[START OF Data supplied]

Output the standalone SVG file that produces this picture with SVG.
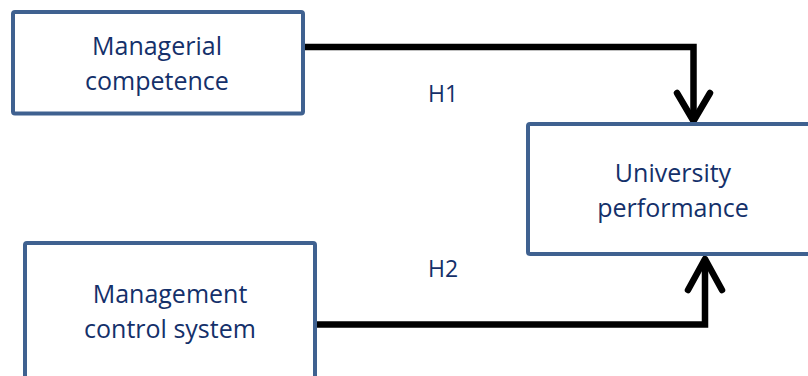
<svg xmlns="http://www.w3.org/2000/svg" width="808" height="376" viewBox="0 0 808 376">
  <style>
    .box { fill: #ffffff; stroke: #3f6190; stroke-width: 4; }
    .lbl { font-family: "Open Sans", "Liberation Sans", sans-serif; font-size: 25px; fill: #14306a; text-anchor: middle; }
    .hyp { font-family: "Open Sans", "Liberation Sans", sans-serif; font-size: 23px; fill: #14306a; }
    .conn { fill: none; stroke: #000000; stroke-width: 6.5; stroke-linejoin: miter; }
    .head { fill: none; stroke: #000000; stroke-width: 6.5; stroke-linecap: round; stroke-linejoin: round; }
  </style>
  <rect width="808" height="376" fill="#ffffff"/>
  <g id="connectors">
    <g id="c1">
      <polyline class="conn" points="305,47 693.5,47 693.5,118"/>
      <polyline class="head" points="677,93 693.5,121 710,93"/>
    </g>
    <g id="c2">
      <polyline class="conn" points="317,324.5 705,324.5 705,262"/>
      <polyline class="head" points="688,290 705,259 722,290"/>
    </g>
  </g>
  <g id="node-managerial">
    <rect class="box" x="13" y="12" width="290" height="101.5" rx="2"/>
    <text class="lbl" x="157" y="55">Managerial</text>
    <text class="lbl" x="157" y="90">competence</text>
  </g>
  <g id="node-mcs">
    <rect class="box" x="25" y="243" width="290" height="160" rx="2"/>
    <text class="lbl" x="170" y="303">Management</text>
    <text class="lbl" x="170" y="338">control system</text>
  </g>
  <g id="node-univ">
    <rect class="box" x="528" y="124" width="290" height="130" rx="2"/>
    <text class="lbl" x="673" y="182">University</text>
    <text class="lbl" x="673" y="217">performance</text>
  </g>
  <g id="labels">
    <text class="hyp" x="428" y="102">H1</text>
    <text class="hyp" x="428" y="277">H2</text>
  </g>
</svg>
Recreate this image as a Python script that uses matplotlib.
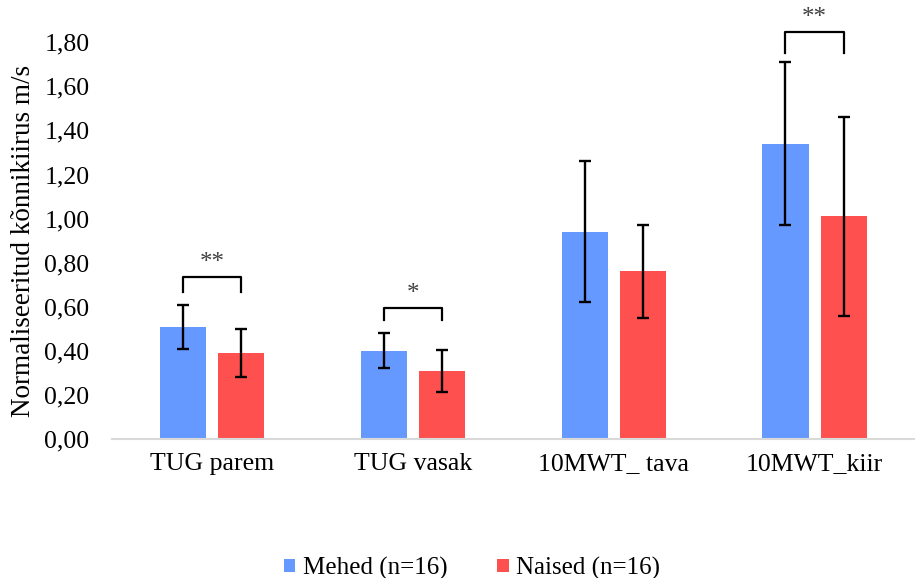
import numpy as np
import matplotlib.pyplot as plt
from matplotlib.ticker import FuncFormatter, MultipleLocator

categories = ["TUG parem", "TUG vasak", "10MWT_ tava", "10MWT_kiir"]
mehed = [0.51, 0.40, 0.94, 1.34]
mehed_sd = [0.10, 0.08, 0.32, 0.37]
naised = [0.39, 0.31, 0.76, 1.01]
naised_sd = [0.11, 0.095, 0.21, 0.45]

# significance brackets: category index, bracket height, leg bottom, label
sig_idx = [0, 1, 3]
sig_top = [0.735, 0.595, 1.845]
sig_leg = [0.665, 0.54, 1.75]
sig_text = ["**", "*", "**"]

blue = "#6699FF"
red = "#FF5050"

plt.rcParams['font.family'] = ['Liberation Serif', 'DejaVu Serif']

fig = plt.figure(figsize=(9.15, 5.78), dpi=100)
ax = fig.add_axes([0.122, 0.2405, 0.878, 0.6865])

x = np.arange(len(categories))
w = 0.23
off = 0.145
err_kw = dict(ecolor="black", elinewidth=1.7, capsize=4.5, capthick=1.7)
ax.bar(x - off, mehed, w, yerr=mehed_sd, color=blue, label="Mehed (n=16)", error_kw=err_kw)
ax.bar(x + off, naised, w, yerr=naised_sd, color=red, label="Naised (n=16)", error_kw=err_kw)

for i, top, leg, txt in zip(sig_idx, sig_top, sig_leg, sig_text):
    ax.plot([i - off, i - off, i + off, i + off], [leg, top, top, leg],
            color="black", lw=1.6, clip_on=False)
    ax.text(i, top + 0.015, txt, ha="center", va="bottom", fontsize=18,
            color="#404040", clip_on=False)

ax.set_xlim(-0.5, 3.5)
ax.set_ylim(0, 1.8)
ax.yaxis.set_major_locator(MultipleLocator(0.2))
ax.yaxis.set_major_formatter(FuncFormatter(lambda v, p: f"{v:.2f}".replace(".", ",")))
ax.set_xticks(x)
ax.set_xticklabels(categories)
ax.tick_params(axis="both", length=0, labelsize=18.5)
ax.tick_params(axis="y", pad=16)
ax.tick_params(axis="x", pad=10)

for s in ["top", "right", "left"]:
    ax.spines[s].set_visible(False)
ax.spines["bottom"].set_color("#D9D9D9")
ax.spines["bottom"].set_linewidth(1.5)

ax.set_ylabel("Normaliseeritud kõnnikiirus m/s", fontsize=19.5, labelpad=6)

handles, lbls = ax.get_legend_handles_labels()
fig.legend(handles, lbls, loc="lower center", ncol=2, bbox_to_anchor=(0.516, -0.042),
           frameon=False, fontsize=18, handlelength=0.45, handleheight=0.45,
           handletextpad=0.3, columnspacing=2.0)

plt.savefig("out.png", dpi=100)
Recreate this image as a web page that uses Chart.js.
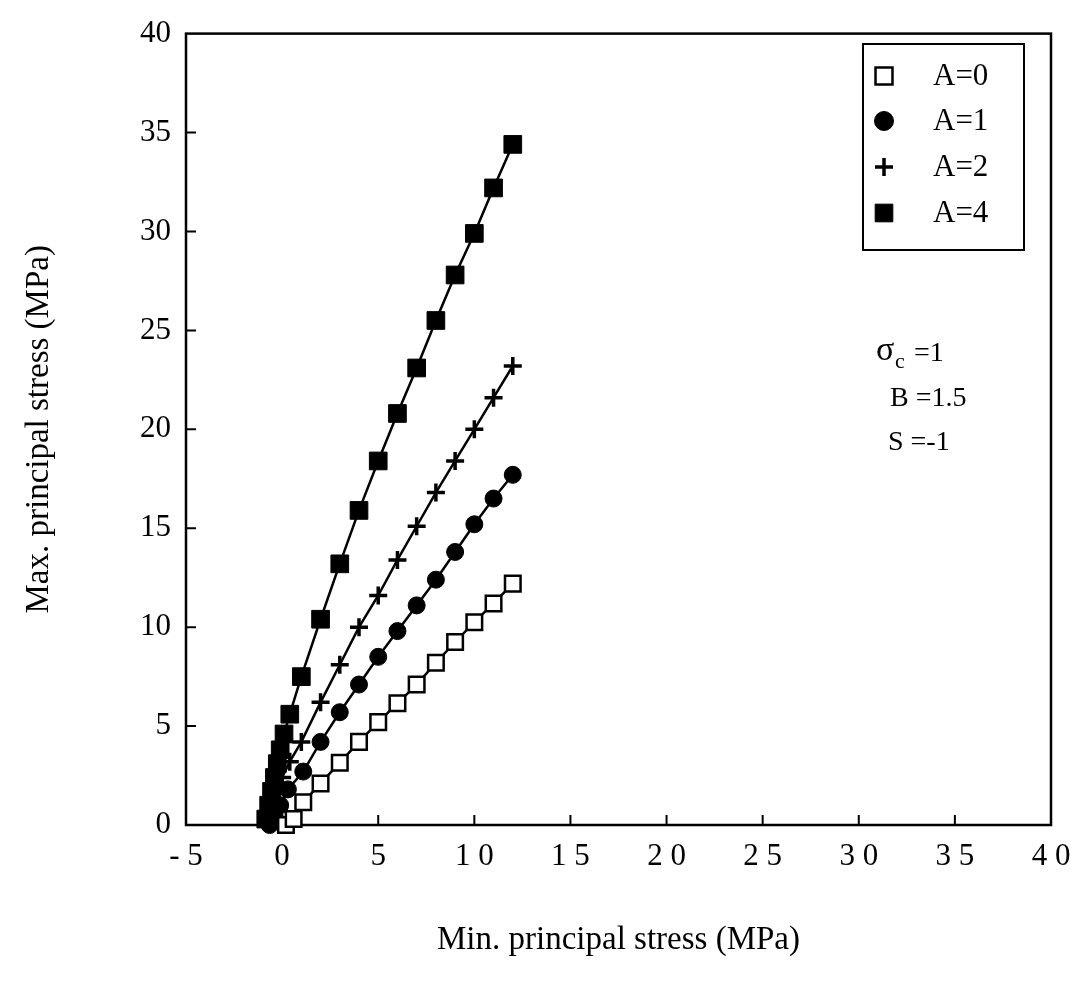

[END OF Data supplied]
[START OF Data supplied]

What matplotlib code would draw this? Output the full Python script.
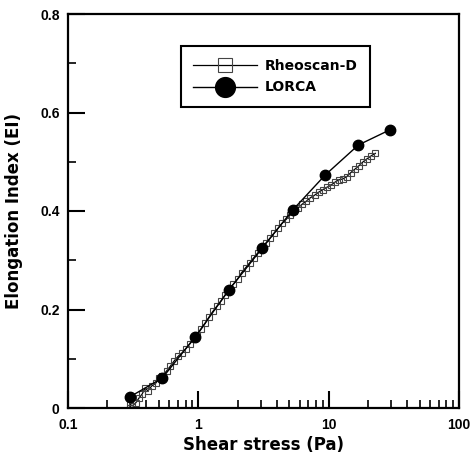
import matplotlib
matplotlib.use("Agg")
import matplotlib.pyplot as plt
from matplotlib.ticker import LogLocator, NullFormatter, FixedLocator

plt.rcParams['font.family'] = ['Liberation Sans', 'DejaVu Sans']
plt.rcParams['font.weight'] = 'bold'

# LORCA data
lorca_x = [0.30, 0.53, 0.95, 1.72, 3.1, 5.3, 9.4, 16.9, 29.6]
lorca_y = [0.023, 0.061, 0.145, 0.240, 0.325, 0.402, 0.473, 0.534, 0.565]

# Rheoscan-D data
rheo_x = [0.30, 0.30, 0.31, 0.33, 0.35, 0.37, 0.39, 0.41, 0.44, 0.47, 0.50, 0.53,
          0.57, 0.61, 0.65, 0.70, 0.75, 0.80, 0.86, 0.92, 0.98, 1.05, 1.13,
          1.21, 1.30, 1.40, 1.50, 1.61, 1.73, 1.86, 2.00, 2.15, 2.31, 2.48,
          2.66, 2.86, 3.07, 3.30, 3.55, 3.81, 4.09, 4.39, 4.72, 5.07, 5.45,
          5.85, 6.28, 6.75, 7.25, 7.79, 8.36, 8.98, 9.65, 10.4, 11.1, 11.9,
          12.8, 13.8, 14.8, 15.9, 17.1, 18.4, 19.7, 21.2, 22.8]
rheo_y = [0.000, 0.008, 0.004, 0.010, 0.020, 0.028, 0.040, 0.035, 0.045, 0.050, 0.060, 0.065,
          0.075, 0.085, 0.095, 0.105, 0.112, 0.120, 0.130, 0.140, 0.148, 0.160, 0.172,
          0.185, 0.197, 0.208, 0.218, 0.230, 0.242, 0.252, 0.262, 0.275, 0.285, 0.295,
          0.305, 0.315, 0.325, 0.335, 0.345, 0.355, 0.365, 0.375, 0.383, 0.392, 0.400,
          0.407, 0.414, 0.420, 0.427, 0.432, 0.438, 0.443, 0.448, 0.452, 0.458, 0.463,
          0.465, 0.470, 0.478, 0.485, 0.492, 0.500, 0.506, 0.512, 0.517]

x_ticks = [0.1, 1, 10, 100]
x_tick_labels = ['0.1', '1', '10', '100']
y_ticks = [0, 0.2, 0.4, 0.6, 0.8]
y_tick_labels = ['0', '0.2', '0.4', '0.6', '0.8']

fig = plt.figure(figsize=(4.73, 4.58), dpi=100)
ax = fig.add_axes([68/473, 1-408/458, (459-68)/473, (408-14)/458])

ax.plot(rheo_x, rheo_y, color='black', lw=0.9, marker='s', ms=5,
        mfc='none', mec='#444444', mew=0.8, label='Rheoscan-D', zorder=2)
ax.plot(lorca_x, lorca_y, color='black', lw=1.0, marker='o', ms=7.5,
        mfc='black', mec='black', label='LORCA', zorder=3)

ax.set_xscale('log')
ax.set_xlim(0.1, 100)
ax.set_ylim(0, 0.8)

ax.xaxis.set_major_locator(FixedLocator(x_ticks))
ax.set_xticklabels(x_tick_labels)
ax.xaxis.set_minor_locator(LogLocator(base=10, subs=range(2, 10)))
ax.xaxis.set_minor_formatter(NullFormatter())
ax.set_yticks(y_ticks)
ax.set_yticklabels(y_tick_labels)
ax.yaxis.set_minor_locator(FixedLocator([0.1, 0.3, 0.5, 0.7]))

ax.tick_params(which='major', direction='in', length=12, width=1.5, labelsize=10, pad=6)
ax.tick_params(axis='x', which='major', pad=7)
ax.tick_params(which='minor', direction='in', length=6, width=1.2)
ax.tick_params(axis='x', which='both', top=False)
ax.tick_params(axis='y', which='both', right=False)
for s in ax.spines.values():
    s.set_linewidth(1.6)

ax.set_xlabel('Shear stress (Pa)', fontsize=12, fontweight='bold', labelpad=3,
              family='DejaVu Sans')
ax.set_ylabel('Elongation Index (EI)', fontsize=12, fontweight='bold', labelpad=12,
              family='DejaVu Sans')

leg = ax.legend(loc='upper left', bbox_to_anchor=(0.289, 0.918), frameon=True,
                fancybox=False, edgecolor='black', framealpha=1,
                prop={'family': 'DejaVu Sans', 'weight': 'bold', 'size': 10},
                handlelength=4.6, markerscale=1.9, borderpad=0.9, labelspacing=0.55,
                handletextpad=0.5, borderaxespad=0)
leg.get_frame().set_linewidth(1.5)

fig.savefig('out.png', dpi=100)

[END OF Data supplied]

- _What you are asked to do_:
Take out nothing but the lines from the one containing "What matplotlib code" to the one containing "0.473, 0.534, 0.565]", inclusive, retyped exactly. Drop the pictures.

- _Expected output_:
What matplotlib code would draw this? Output the full Python script.
import matplotlib
matplotlib.use("Agg")
import matplotlib.pyplot as plt
from matplotlib.ticker import LogLocator, NullFormatter, FixedLocator

plt.rcParams['font.family'] = ['Liberation Sans', 'DejaVu Sans']
plt.rcParams['font.weight'] = 'bold'

# LORCA data
lorca_x = [0.30, 0.53, 0.95, 1.72, 3.1, 5.3, 9.4, 16.9, 29.6]
lorca_y = [0.023, 0.061, 0.145, 0.240, 0.325, 0.402, 0.473, 0.534, 0.565]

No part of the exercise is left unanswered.